The prosecutors’ letter is the anti-Trump guideline to the report’s obstruction section, emphasizing the dubious actions taken by Trump that Barr neglected to highlight. The amazing thing about it to me is that it presents the obstruction question as an easy call even though no one involved in this case, including Bob Mueller himself, seems to have viewed it that way. Barr concluded that Trump didn’t obstruct in the meaning of the federal statute. Rod Rosenstein apparently agreed with that conclusion. And if you believe NBC, Mueller’s own team was divided on the question:
Three government officials have told NBC News that a dispute within the special counsel’s office on the facts and the law was one factor behind Mueller’s decision not to make a call on the obstruction question.
The lawyers and FBI agents on Mueller’s team could not reach an agreement about whether Trump’s conduct amounted to a corrupt — and therefore illegal — effort to impede the probe, the three officials said…
At least one faction within the office says their intent was to leave the legal question open for Congress and the public to examine the evidence, the U.S. official who has spoken to them said.

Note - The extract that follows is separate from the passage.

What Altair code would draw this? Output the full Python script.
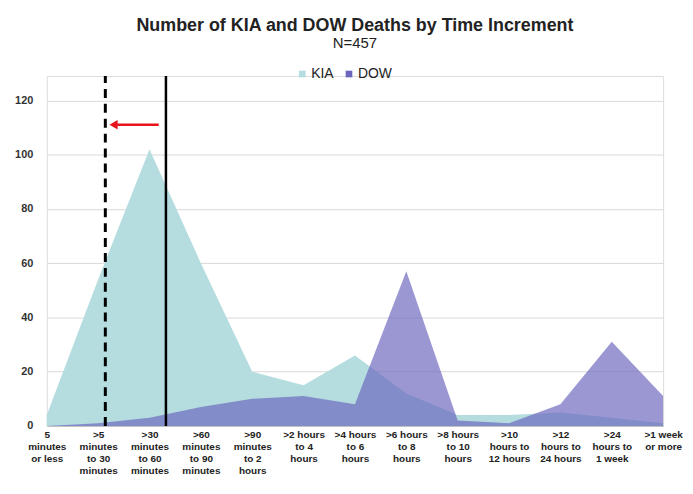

It’s not clear how Mueller himself feels about the matter.
“The evidence we obtained about the President’s actions and intent presents difficult issues that prevent us from conclusively determining that no criminal conduct occurred,” Mueller’s report states in the introduction to the obstruction section, appearing to confirm that even his own team of lawyers struggled with it. But the prosecutors’ letter doesn’t treat it as “difficult,” it treats it as a slam dunk. That smells more like a political conclusion than a legal one and it makes Mueller another target, possibly inadvertent, of the letter. After all, in the end it was Mueller’s choice to leave the obstruction decision in Bill Barr’s hands; he could have declared, as the signatories here have, that Trump’s actions would amount to obstruction but for his office. If he was wary of accusing Trump on grounds that someone who can’t be indicted has no opportunity at a public trial to answer the accusation, he could have been plainer in suggesting that Congress take up the question. It was his allergy to forming a conclusion about this, not Barr’s summary, that’s the “original sin” of the obstruction debate, so to speak.
But even Mueller’s not the ultimate target here. I think it’s the OLC, which authored the DOJ precedent that sitting presidents can’t be indicted. Most of the evidence of obstruction that the letter cites refers to Trump exercising presidential powers — threatening to fire Mueller, trying to get Sessions to un-recuse himself from Russiagate, hinting at pardons for witnesses who refuse to cooperate. Ultimately the signatories’ complaint is with the constitutional argument that the president can’t be charged for interfering with investigations because the prosecution power properly belongs to him as the chief executive under Article II. In a twisted way, he’s exercising “prosecutorial discretion” by behaving the way he did. He can certainly be punished, but that punishment is political, not legal: Impeach him, remove him, then indict him. He’s accountable! — but to the people’s representatives in Congress, not to the DOJ. If they don’t have the stones and/or the integrity to remove him, that’s a failure of the legislature.
Which means maybe Congress is the ultimate target of the letter.
Here’s Andrew Napolitano weighing Trump’s options in blocking Mueller from testifying. Exit question: Given that the letter increases the pressure to impeach Trump even though there’s zero possibility of Senate Republicans removing Trump from office, the person likely to suffer the most from it is Nancy Pelosi, not Trump, right?